Beneath this line sits some data. Return only its lines from the one holding "Give me the D3.js source for this chart." through the one holding "d3.scaleLinear().domain([75, 105]).range([plotB, plotT]);", inclusive, exactly, with the images removed.

** start Available data **

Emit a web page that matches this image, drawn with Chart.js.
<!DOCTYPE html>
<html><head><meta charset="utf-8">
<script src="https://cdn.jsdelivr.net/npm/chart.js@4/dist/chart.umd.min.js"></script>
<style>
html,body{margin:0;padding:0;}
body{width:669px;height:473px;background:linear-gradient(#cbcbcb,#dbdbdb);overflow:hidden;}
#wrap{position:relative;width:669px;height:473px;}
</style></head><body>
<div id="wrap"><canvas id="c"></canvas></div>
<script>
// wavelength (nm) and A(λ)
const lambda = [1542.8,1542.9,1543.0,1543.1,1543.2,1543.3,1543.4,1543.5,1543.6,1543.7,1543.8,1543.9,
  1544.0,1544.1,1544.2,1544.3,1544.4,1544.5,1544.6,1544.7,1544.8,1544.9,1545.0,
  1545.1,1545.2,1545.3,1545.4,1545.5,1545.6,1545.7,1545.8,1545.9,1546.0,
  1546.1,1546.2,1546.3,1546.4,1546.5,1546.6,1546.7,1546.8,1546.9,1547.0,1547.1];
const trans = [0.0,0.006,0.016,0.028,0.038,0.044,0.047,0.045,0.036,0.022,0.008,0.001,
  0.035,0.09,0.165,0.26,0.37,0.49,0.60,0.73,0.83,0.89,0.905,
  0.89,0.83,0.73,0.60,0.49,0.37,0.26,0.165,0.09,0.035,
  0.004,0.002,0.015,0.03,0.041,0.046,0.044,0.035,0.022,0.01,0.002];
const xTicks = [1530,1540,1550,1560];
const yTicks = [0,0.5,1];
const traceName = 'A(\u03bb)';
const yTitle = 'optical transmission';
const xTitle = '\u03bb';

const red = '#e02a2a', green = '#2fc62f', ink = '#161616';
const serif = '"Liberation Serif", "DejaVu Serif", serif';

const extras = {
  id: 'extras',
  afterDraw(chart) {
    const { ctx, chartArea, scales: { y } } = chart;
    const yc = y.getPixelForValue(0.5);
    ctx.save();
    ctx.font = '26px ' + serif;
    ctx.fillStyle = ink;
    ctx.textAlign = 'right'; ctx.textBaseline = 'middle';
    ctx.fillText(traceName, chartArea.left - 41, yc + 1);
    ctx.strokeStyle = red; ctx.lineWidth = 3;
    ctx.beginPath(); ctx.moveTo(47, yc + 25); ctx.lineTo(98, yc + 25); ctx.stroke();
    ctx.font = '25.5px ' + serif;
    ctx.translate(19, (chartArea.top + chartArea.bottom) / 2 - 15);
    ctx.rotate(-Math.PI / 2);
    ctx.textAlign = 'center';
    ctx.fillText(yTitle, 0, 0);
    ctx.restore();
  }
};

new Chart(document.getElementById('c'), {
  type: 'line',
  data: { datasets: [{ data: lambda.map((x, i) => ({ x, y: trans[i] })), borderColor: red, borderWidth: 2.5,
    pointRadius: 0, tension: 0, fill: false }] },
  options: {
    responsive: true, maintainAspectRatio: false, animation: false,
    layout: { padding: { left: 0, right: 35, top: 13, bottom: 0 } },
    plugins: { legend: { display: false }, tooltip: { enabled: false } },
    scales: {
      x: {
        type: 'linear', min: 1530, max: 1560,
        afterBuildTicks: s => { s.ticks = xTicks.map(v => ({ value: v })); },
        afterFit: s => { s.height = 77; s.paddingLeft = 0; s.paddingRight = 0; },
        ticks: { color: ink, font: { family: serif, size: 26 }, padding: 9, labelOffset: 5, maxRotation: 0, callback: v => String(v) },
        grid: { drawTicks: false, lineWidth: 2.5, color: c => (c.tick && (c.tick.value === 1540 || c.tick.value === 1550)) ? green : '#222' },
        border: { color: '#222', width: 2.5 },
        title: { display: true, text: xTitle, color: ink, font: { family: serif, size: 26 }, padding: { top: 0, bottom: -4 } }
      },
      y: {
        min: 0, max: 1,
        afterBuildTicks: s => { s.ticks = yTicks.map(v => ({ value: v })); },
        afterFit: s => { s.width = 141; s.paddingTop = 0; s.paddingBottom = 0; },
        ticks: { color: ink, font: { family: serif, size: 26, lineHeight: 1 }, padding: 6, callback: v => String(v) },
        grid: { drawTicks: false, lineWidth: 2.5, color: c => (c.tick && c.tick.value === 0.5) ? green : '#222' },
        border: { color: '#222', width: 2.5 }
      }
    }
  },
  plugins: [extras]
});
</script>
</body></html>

** end Available data **
** start Available data **

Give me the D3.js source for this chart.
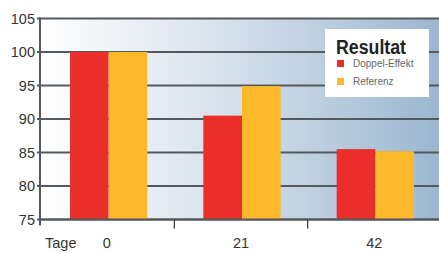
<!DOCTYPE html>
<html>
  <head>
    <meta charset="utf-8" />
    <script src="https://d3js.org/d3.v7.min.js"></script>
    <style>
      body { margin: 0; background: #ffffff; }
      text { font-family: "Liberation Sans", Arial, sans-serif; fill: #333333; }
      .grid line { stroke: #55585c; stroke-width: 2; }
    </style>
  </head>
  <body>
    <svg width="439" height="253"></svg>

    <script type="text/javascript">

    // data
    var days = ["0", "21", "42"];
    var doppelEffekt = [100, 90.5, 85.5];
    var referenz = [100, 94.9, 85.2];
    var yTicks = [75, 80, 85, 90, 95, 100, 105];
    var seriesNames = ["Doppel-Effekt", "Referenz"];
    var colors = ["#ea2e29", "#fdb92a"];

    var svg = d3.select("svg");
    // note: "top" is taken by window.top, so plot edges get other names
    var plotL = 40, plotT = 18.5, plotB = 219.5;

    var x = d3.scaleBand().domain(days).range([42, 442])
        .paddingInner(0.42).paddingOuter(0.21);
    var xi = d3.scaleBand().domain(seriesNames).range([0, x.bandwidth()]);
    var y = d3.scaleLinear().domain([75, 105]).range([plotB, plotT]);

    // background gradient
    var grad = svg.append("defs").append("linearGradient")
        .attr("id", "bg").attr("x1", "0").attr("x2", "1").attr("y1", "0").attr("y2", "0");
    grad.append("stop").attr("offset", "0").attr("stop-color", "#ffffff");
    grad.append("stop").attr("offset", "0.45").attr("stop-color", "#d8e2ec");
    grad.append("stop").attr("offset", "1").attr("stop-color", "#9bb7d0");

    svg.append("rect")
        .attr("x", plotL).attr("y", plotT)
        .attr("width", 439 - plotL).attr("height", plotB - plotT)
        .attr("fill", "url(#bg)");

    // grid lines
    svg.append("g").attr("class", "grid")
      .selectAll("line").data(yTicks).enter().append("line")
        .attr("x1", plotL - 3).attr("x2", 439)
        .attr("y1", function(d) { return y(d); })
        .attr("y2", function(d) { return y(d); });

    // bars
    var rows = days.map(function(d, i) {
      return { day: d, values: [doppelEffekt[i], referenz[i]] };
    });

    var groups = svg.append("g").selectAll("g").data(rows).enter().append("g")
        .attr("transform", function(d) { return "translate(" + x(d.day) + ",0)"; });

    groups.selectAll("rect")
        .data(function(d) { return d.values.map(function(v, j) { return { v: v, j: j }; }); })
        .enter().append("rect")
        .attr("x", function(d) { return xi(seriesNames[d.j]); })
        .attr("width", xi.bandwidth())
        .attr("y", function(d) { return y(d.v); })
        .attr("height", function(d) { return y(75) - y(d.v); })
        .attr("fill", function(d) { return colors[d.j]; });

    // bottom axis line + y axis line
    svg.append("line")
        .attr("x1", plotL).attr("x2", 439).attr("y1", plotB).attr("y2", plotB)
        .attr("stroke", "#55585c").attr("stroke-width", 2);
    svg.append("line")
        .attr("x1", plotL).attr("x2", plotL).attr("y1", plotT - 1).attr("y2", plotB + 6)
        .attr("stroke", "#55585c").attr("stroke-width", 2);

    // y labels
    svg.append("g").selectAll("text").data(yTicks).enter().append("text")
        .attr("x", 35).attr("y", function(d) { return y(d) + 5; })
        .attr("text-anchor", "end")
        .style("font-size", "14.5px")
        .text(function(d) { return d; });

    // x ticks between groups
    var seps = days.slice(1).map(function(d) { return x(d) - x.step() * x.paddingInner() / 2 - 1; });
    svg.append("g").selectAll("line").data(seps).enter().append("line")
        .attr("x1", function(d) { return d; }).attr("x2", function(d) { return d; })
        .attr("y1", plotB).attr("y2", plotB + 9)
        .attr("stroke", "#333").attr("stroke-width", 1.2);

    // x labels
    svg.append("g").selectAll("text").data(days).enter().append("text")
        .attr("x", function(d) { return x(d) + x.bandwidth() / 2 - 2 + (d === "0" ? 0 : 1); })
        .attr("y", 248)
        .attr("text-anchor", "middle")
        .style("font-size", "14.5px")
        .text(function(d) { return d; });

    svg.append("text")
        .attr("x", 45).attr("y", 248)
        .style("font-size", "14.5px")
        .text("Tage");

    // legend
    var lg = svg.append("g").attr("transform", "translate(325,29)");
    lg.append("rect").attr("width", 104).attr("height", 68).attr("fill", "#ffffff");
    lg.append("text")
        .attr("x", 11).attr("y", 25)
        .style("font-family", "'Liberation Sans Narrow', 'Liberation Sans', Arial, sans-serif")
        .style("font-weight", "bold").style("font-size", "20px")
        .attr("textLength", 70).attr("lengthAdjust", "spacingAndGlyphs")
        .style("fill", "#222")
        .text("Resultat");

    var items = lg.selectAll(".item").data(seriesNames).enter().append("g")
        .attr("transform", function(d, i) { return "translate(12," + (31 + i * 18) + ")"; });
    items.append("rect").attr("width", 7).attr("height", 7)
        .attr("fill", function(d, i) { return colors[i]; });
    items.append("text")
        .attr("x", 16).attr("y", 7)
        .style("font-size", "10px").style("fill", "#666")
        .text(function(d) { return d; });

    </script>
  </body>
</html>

** end Available data **
** start Available data **

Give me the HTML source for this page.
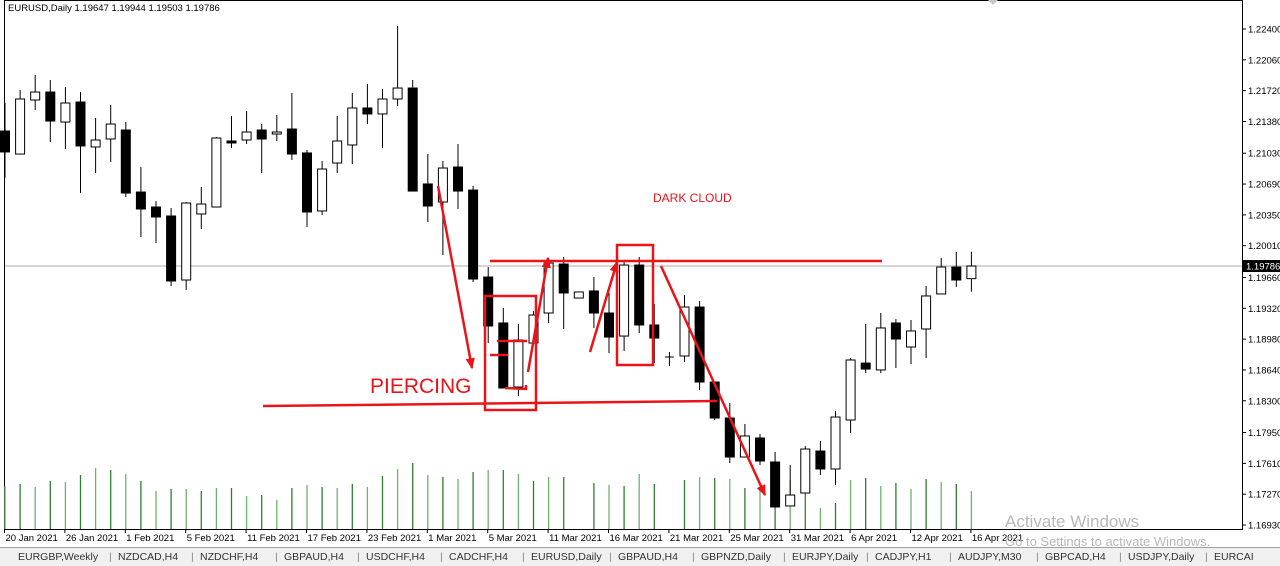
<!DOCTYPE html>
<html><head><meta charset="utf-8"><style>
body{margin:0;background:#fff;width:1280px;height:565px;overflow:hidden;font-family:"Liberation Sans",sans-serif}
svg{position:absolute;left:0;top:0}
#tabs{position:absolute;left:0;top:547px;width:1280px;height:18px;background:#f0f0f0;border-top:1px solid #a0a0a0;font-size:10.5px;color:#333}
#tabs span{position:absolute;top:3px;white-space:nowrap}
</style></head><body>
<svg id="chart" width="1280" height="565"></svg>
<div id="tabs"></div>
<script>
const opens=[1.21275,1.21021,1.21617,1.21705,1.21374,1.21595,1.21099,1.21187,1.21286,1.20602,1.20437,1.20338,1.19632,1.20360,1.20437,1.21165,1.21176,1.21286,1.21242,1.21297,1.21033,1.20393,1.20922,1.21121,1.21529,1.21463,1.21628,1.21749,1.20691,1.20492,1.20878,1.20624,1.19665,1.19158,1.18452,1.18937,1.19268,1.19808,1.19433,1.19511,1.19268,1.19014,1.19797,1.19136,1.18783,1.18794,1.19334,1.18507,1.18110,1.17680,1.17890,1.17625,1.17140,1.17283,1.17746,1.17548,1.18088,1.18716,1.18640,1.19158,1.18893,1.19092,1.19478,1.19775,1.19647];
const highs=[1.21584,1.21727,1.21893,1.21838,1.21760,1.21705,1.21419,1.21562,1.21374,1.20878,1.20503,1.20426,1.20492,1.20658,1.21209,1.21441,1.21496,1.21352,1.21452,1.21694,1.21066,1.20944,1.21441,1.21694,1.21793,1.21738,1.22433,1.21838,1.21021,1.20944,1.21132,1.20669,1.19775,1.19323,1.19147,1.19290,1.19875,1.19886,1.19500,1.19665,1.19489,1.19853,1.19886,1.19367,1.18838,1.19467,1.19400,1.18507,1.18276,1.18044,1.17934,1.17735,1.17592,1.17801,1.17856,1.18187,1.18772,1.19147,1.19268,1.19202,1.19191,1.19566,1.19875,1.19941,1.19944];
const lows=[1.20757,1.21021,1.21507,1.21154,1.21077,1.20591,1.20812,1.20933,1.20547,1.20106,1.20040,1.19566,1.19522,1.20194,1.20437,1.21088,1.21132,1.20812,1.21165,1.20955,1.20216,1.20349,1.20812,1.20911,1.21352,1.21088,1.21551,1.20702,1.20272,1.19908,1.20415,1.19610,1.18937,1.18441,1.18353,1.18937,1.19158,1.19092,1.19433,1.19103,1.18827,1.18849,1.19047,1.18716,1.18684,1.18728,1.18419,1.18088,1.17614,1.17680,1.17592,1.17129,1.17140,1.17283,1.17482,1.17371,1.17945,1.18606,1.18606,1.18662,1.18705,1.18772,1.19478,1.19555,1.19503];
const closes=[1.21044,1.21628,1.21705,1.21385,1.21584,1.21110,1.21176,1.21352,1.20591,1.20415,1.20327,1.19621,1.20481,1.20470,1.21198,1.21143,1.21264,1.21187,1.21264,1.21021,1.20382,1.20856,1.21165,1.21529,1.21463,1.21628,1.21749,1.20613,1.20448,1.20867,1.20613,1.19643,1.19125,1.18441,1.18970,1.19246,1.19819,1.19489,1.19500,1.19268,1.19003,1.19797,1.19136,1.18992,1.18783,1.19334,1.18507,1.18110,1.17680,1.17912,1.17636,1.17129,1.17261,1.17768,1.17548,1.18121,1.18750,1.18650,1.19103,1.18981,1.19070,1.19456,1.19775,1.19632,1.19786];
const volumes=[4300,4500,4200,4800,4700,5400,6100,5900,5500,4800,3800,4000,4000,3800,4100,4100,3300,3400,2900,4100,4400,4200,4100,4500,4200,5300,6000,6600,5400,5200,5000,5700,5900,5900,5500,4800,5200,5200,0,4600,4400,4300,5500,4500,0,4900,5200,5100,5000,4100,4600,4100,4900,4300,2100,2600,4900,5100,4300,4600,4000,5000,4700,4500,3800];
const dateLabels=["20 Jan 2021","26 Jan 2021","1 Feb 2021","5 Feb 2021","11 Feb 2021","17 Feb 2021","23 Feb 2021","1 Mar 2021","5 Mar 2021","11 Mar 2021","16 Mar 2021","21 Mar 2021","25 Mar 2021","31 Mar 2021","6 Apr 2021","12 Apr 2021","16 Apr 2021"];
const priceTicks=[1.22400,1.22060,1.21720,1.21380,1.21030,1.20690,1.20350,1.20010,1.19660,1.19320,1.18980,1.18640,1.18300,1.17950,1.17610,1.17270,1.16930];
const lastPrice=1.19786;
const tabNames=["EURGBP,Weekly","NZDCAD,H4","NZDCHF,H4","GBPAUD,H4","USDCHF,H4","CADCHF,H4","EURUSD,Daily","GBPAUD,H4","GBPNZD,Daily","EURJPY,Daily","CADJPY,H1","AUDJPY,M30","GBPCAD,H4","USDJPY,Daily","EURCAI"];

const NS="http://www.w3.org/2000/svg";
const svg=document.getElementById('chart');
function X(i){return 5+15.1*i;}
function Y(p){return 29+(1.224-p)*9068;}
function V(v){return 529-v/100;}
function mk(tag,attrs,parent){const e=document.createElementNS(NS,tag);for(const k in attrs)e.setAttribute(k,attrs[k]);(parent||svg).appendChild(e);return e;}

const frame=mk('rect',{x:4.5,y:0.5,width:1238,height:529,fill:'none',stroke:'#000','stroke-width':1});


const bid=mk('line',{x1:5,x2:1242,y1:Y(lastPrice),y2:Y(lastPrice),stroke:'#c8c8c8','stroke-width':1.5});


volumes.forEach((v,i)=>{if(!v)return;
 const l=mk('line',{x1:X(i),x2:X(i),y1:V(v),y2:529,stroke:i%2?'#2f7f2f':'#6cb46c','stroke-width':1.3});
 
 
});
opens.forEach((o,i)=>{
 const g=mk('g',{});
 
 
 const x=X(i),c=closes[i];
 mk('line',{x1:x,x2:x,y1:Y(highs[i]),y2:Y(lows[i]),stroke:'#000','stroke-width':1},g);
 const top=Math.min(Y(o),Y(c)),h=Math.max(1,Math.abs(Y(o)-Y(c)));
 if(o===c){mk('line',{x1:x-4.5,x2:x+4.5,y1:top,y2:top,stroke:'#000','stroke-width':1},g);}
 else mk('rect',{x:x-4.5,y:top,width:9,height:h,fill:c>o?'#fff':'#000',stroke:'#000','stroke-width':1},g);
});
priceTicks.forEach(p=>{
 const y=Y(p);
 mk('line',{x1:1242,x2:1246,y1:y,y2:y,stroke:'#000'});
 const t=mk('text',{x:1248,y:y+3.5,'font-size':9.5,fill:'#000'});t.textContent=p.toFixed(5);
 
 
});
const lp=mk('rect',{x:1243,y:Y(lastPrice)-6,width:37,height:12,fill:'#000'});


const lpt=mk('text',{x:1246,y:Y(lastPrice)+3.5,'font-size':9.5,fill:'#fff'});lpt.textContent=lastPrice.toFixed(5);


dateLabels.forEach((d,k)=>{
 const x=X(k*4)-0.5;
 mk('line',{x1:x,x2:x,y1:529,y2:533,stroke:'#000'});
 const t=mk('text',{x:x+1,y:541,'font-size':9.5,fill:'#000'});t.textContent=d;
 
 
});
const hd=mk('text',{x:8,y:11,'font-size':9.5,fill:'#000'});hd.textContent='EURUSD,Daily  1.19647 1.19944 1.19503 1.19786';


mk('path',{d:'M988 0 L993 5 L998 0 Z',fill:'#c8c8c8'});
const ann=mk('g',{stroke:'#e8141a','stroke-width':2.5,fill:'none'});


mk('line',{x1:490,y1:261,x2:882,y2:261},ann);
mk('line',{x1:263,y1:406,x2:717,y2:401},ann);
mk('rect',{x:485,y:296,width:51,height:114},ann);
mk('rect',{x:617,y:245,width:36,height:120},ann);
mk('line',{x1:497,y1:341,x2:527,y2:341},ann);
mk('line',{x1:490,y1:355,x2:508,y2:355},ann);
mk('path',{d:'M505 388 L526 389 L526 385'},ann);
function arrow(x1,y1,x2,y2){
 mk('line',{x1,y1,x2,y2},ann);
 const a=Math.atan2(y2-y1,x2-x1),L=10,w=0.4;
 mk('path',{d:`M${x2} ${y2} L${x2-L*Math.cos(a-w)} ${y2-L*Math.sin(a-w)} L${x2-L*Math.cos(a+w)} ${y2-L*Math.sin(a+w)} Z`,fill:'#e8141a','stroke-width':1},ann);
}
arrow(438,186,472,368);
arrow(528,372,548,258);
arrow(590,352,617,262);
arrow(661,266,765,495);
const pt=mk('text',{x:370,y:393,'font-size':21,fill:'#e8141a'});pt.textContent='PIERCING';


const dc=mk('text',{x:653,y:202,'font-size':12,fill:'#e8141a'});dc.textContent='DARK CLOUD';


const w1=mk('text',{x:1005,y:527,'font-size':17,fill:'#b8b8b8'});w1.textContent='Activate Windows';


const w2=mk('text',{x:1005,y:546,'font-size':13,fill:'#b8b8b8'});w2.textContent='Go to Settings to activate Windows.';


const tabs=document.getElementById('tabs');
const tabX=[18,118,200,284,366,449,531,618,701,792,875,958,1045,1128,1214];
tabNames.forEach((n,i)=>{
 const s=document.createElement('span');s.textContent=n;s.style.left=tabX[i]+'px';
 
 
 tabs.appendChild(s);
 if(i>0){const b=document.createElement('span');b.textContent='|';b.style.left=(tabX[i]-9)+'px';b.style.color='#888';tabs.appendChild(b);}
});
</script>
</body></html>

** end Available data **

> Answer
Give me the D3.js source for this chart.
<!DOCTYPE html>
<html>
  <head>
    <meta charset="utf-8" />
    <script src="https://d3js.org/d3.v7.min.js"></script>
    <style>
      body { margin: 0; background: #ffffff; }
      text { font-family: "Liberation Sans", Arial, sans-serif; fill: #333333; }
      .grid line { stroke: #55585c; stroke-width: 2; }
    </style>
  </head>
  <body>
    <svg width="439" height="253"></svg>

    <script type="text/javascript">

    // data
    var days = ["0", "21", "42"];
    var doppelEffekt = [100, 90.5, 85.5];
    var referenz = [100, 94.9, 85.2];
    var yTicks = [75, 80, 85, 90, 95, 100, 105];
    var seriesNames = ["Doppel-Effekt", "Referenz"];
    var colors = ["#ea2e29", "#fdb92a"];

    var svg = d3.select("svg");
    // note: "top" is taken by window.top, so plot edges get other names
    var plotL = 40, plotT = 18.5, plotB = 219.5;

    var x = d3.scaleBand().domain(days).range([42, 442])
        .paddingInner(0.42).paddingOuter(0.21);
    var xi = d3.scaleBand().domain(seriesNames).range([0, x.bandwidth()]);
    var y = d3.scaleLinear().domain([75, 105]).range([plotB, plotT]);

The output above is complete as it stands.